BARD, the focus of the paper, presents a straightforward yet effective solution for bridging these two paradigms. The framework employs progressive supervised block merging, which systematically increases the size of the decoding blocks as the model learns. This technique helps in maintaining the quality of output while taking advantage of the more parallelized structure of diffusion models.

Additionally, BARD utilizes stage-wise intra-dVLM distillation from a small-block diffusion anchor, which is pivotal in recovering any performance lost due to larger blocks. This innovative approach ensures that the quality of the generated content remains high throughout the transitioning process.

Enhancements in Robustness and Memory Efficiency

The authors go beyond merely converting the models. They integrate a mixed noise scheduler designed to enhance robustness and improve token revision during the denoising process. This is crucial for ensuring that the model can handle various inputs effectively, thereby enabling it to operate efficiently even in challenging scenarios.

Moreover, the paper addresses the often-overlooked aspect of memory management during training. By incorporating memory-friendly techniques, BARD allows for effective training on long multimodal sequences, ensuring that the model can learn from diverse and extensive datasets without running into computational bottlenecks.

Key Findings: Performance Metrics and Results

One of the significant findings highlighted in the study is that direct autoregressive-to-diffusion distillation is suboptimally aligned and can even degrade performance. In contrast, the approach of distilling within the diffusion framework proved to be consistently effective. Experimental results revealed that BARD, using as little as 4.4 million data points, effectively transfers robust multimodal capabilities from its predecessor, Qwen3-VL, to a larger-block diffusion VLM.

Remarkably, BARD-VL has achieved state-of-the-art results among comparable-scale open diffusion models, performing impressively at both 4 billion (4B) and 8 billion (8B) model scales.

Efficiency Gains: Decoding Throughput

Perhaps one of the most compelling advantages of BARD is its ability to enhance decoding throughput. The paper claims a 3x speedup in decoding throughput compared to its source model.

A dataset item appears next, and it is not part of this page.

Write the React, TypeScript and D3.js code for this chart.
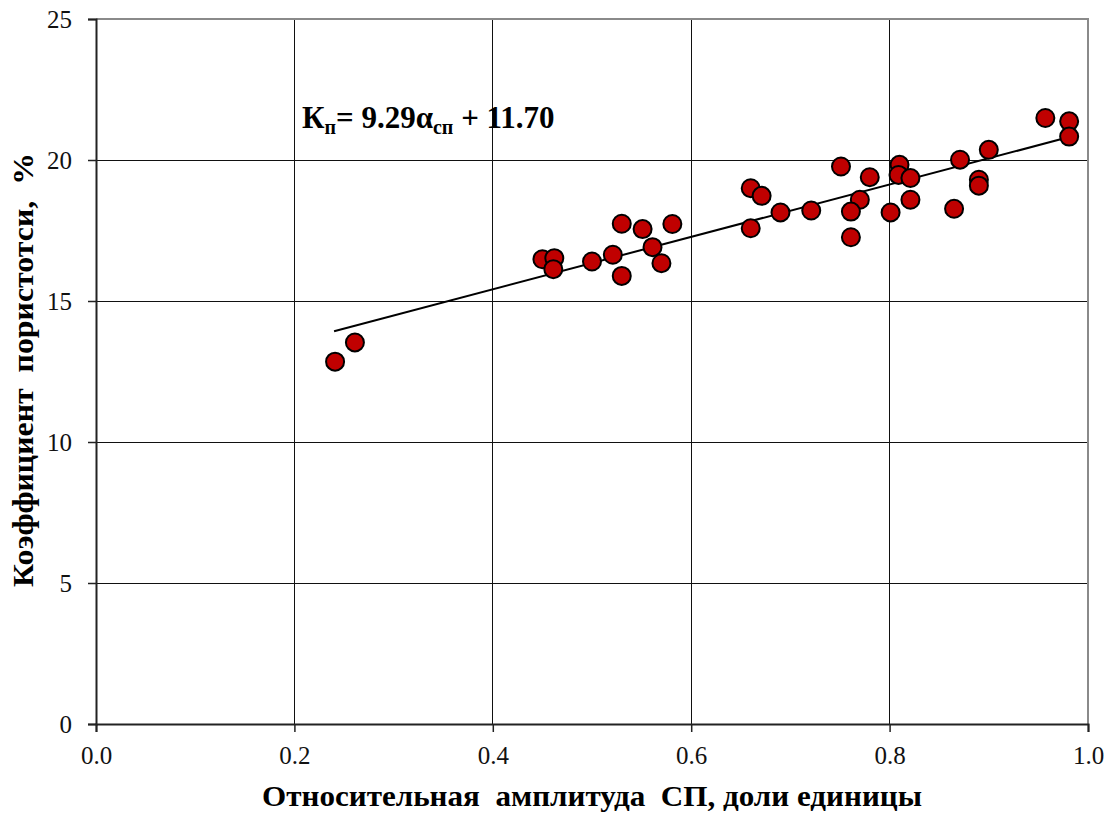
import React, { useRef, useEffect } from 'react';
import * as d3 from 'd3';

const xValues = [
  0.241, 0.261,
  0.450, 0.462, 0.461, 0.500, 0.521, 0.530, 0.551, 0.530, 0.561, 0.570, 0.581,
  0.660, 0.671, 0.660, 0.690, 0.721, 0.751, 0.780, 0.770, 0.761, 0.761, 0.801,
  0.810, 0.809, 0.821, 0.821, 0.865, 0.871, 0.890, 0.890, 0.900, 0.957, 0.981, 0.981,
];
const yValues = [
  12.85, 13.53,
  16.48, 16.52, 16.13, 16.40, 16.64, 17.74, 17.55, 15.89, 16.91, 16.34, 17.73,
  19.00, 18.73, 17.58, 18.14, 18.21, 19.77, 19.39, 18.59, 18.17, 17.26, 18.14,
  19.83, 19.47, 19.36, 18.59, 18.27, 20.01, 19.30, 19.09, 20.36, 21.49, 21.37, 20.83,
];
const xTicks = [0, 0.2, 0.4, 0.6, 0.8, 1.0];
const yTicks = [0, 5, 10, 15, 20, 25];
const slope = 9.29;
const intercept = 11.7;
const fitRange = [0.24, 0.98];

const W = 1115, H = 815;
const margin = { top: 19, right: 27, bottom: 91, left: 96 };
const FONT = '"Liberation Serif", "Times New Roman", serif';

const App = () => {
  const ref = useRef(null);

  useEffect(() => {
    const svg = d3.select(ref.current);
    svg.selectAll('*').remove();

    const x = d3.scaleLinear().domain([0, 1]).range([margin.left, W - margin.right]);
    const y = d3.scaleLinear().domain([0, 25]).range([H - margin.bottom, margin.top]);

    svg.append('rect').attr('width', W).attr('height', H).attr('fill', '#fff');

    // grid
    svg.append('g').attr('shape-rendering', 'crispEdges')
      .selectAll('line').data(xTicks.slice(1, -1)).join('line')
      .attr('x1', d => x(d)).attr('x2', d => x(d))
      .attr('y1', y(0)).attr('y2', y(25))
      .attr('stroke', '#111').attr('stroke-width', 1);
    svg.append('g').attr('shape-rendering', 'crispEdges')
      .selectAll('line').data(yTicks.slice(1, -1)).join('line')
      .attr('x1', x(0)).attr('x2', x(1))
      .attr('y1', d => y(d)).attr('y2', d => y(d))
      .attr('stroke', '#111').attr('stroke-width', 1);

    // top / right frame
    svg.append('path')
      .attr('d', `M${x(0)},${y(25)}H${x(1)}V${y(0)}`)
      .attr('fill', 'none').attr('stroke', '#8a8a8a').attr('stroke-width', 2);

    // axes
    const xAxis = svg.append('g').attr('transform', `translate(0,${y(0)})`)
      .call(d3.axisBottom(x).tickValues(xTicks).tickSize(8).tickFormat(d3.format('.1f')));
    const yAxis = svg.append('g').attr('transform', `translate(${x(0)},0)`)
      .call(d3.axisLeft(y).tickValues(yTicks).tickSize(8).tickPadding(16));
    [xAxis, yAxis].forEach(g => {
      g.select('.domain').attr('stroke', '#222').attr('stroke-width', 2);
      g.selectAll('.tick line').attr('stroke', '#222').attr('stroke-width', 1.5);
      g.selectAll('text').style('font-family', FONT).style('font-size', '25px').attr('fill', '#111');
    });
    yAxis.selectAll('text').attr('dy', '0.34em');
    xAxis.selectAll('text').attr('y', 40).attr('dy', 0);

    // regression line
    const line = d3.line().x(d => x(d)).y(d => y(slope * d + intercept));
    svg.append('path').datum(fitRange).attr('d', line)
      .attr('fill', 'none').attr('stroke', '#000').attr('stroke-width', 2);

    // points
    svg.append('g').selectAll('circle').data(xValues.map((v, i) => [v, yValues[i]])).join('circle')
      .attr('cx', d => x(d[0])).attr('cy', d => y(d[1])).attr('r', 9)
      .attr('fill', '#C00000').attr('stroke', '#000').attr('stroke-width', 2);

    // equation
    const eq = svg.append('text').attr('x', 302).attr('y', 128)
      .style('font-family', FONT).style('font-weight', 'bold').style('font-size', '31px').attr('fill', '#000');
    eq.append('tspan').text('К');
    eq.append('tspan').style('font-size', '20px').attr('dy', 6).text('п');
    eq.append('tspan').attr('dy', -6).text('= 9.29α');
    eq.append('tspan').style('font-size', '20px').attr('dy', 6).text('сп');
    eq.append('tspan').attr('dy', -6).style('white-space', 'pre').text(' + 11.70');

    // axis titles
    svg.append('text').attr('x', 592).attr('y', 806)
      .attr('text-anchor', 'middle')
      .style('font-family', FONT).style('font-weight', 'bold').style('font-size', '29px').style('white-space', 'pre')
      .attr('textLength', 660).attr('lengthAdjust', 'spacingAndGlyphs')
      .text('Относительная  амплитуда  СП, доли единицы');
    svg.append('text')
      .attr('transform', `translate(33,370) rotate(-90)`)
      .attr('text-anchor', 'middle')
      .style('font-family', FONT).style('font-weight', 'bold').style('font-size', '30px').style('white-space', 'pre')
      .attr('textLength', 434).attr('lengthAdjust', 'spacingAndGlyphs')
      .text('Коэффициент  пористотси,  %');
  }, []);

  return (
    <div style={{ position: 'absolute', left: 0, top: 0 }}>
      <svg ref={ref} width={W} height={H} style={{ display: 'block' }} />
    </div>
  );
};

export default App;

This improvement is significant for applications that require rapid feedback and responses, such as interactive AI systems, making BARD a valuable tool in advancing real-world applications of VLMs.

Access and Future Work

For those interested in further exploring BARD and its methodologies, the Code is made available at the provided link. As research in this area continues to evolve, the implications of BARD could pave the way for more efficient and effective multimodal AI systems, enhancing capabilities across various fields, including image recognition, natural language processing, and beyond.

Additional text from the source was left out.